# Source excerpt
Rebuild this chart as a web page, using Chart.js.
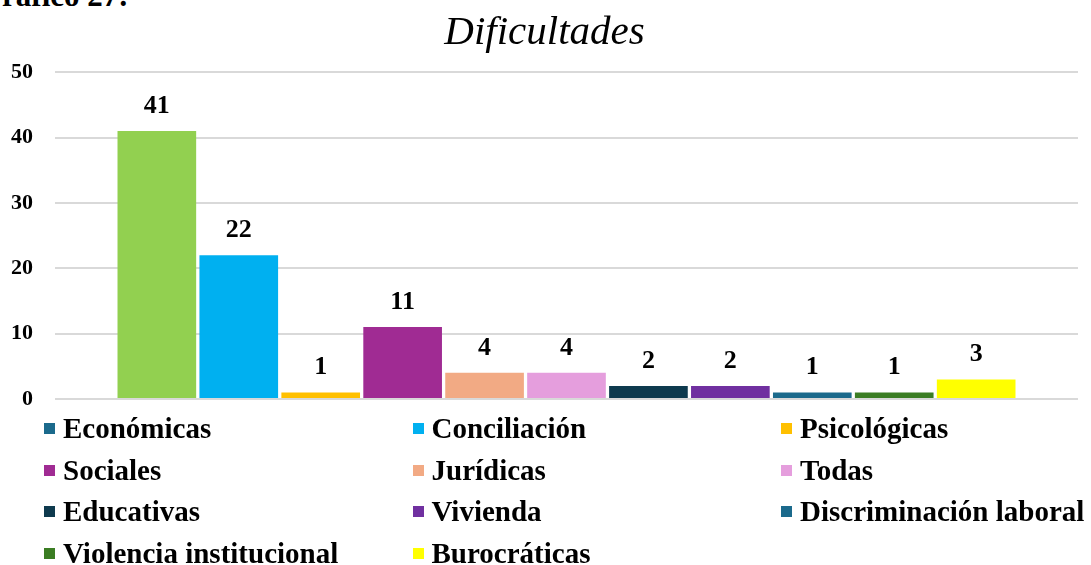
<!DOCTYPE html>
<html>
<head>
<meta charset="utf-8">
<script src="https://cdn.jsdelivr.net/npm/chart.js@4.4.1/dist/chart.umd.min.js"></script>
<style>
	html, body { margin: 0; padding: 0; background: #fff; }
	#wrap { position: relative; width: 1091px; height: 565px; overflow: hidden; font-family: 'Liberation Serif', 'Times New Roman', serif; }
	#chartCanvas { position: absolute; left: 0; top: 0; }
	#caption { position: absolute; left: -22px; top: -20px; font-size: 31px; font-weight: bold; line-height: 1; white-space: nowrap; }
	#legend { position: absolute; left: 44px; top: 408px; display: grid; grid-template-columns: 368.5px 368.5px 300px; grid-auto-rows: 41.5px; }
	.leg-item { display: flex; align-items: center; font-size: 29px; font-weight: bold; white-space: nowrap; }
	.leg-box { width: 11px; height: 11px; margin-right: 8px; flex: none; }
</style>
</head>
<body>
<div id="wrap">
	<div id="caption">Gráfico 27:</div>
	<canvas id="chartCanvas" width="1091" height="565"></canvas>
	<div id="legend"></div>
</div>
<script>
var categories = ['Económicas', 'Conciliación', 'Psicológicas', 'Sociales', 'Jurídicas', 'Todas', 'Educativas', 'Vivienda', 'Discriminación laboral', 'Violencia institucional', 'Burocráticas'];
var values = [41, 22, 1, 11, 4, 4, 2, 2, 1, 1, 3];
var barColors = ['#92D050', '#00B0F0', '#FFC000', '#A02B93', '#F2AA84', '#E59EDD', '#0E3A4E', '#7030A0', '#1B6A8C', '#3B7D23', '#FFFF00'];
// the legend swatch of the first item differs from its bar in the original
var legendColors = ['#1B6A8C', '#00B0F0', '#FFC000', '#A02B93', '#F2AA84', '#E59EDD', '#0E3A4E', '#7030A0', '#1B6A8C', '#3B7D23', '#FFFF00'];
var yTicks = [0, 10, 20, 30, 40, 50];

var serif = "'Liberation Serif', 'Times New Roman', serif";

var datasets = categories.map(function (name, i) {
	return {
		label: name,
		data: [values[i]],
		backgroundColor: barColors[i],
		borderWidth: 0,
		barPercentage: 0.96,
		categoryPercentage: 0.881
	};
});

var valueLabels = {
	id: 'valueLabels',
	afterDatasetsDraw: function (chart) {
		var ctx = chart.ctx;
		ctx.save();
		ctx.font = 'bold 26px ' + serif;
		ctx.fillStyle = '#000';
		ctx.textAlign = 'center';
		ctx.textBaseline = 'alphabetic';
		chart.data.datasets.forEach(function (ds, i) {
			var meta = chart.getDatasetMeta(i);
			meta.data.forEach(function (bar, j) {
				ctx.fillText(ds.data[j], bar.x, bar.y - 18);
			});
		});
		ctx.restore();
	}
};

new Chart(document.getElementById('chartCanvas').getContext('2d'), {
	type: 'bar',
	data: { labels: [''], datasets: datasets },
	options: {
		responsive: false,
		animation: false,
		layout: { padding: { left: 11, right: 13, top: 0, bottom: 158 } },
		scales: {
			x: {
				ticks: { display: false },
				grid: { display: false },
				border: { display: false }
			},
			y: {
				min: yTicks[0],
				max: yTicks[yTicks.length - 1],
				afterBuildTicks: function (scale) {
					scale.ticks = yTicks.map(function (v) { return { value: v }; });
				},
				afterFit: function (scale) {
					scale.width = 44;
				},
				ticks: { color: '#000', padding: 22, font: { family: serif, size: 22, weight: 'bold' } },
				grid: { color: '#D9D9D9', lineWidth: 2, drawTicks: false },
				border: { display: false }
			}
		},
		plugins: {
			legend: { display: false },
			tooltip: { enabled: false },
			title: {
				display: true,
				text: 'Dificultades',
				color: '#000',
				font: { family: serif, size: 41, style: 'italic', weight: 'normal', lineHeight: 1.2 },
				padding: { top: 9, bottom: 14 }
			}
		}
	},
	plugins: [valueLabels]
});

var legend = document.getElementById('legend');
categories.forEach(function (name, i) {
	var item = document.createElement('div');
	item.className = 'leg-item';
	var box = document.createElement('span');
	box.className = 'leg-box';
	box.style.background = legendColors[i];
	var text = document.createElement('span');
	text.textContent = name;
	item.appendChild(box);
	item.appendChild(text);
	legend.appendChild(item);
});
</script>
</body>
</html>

# What to produce
Print the listing above in full, exactly as written. Omit any pictures.

# Exercise response
Rebuild this chart as a web page, using Chart.js.
<!DOCTYPE html>
<html>
<head>
<meta charset="utf-8">
<script src="https://cdn.jsdelivr.net/npm/chart.js@4.4.1/dist/chart.umd.min.js"></script>
<style>
	html, body { margin: 0; padding: 0; background: #fff; }
	#wrap { position: relative; width: 1091px; height: 565px; overflow: hidden; font-family: 'Liberation Serif', 'Times New Roman', serif; }
	#chartCanvas { position: absolute; left: 0; top: 0; }
	#caption { position: absolute; left: -22px; top: -20px; font-size: 31px; font-weight: bold; line-height: 1; white-space: nowrap; }
	#legend { position: absolute; left: 44px; top: 408px; display: grid; grid-template-columns: 368.5px 368.5px 300px; grid-auto-rows: 41.5px; }
	.leg-item { display: flex; align-items: center; font-size: 29px; font-weight: bold; white-space: nowrap; }
	.leg-box { width: 11px; height: 11px; margin-right: 8px; flex: none; }
</style>
</head>
<body>
<div id="wrap">
	<div id="caption">Gráfico 27:</div>
	<canvas id="chartCanvas" width="1091" height="565"></canvas>
	<div id="legend"></div>
</div>
<script>
var categories = ['Económicas', 'Conciliación', 'Psicológicas', 'Sociales', 'Jurídicas', 'Todas', 'Educativas', 'Vivienda', 'Discriminación laboral', 'Violencia institucional', 'Burocráticas'];
var values = [41, 22, 1, 11, 4, 4, 2, 2, 1, 1, 3];
var barColors = ['#92D050', '#00B0F0', '#FFC000', '#A02B93', '#F2AA84', '#E59EDD', '#0E3A4E', '#7030A0', '#1B6A8C', '#3B7D23', '#FFFF00'];
// the legend swatch of the first item differs from its bar in the original
var legendColors = ['#1B6A8C', '#00B0F0', '#FFC000', '#A02B93', '#F2AA84', '#E59EDD', '#0E3A4E', '#7030A0', '#1B6A8C', '#3B7D23', '#FFFF00'];
var yTicks = [0, 10, 20, 30, 40, 50];

var serif = "'Liberation Serif', 'Times New Roman', serif";

var datasets = categories.map(function (name, i) {
	return {
		label: name,
		data: [values[i]],
		backgroundColor: barColors[i],
		borderWidth: 0,
		barPercentage: 0.96,
		categoryPercentage: 0.881
	};
});

var valueLabels = {
	id: 'valueLabels',
	afterDatasetsDraw: function (chart) {
		var ctx = chart.ctx;
		ctx.save();
		ctx.font = 'bold 26px ' + serif;
		ctx.fillStyle = '#000';
		ctx.textAlign = 'center';
		ctx.textBaseline = 'alphabetic';
		chart.data.datasets.forEach(function (ds, i) {
			var meta = chart.getDatasetMeta(i);
			meta.data.forEach(function (bar, j) {
				ctx.fillText(ds.data[j], bar.x, bar.y - 18);
			});
		});
		ctx.restore();
	}
};

new Chart(document.getElementById('chartCanvas').getContext('2d'), {
	type: 'bar',
	data: { labels: [''], datasets: datasets },
	options: {
		responsive: false,
		animation: false,
		layout: { padding: { left: 11, right: 13, top: 0, bottom: 158 } },
		scales: {
			x: {
				ticks: { display: false },
				grid: { display: false },
				border: { display: false }
			},
			y: {
				min: yTicks[0],
				max: yTicks[yTicks.length - 1],
				afterBuildTicks: function (scale) {
					scale.ticks = yTicks.map(function (v) { return { value: v }; });
				},
				afterFit: function (scale) {
					scale.width = 44;
				},
				ticks: { color: '#000', padding: 22, font: { family: serif, size: 22, weight: 'bold' } },
				grid: { color: '#D9D9D9', lineWidth: 2, drawTicks: false },
				border: { display: false }
			}
		},
		plugins: {
			legend: { display: false },
			tooltip: { enabled: false },
			title: {
				display: true,
				text: 'Dificultades',
				color: '#000',
				font: { family: serif, size: 41, style: 'italic', weight: 'normal', lineHeight: 1.2 },
				padding: { top: 9, bottom: 14 }
			}
		}
	},
	plugins: [valueLabels]
});

var legend = document.getElementById('legend');
categories.forEach(function (name, i) {
	var item = document.createElement('div');
	item.className = 'leg-item';
	var box = document.createElement('span');
	box.className = 'leg-box';
	box.style.background = legendColors[i];
	var text = document.createElement('span');
	text.textContent = name;
	item.appendChild(box);
	item.appendChild(text);
	legend.appendChild(item);
});
</script>
</body>
</html>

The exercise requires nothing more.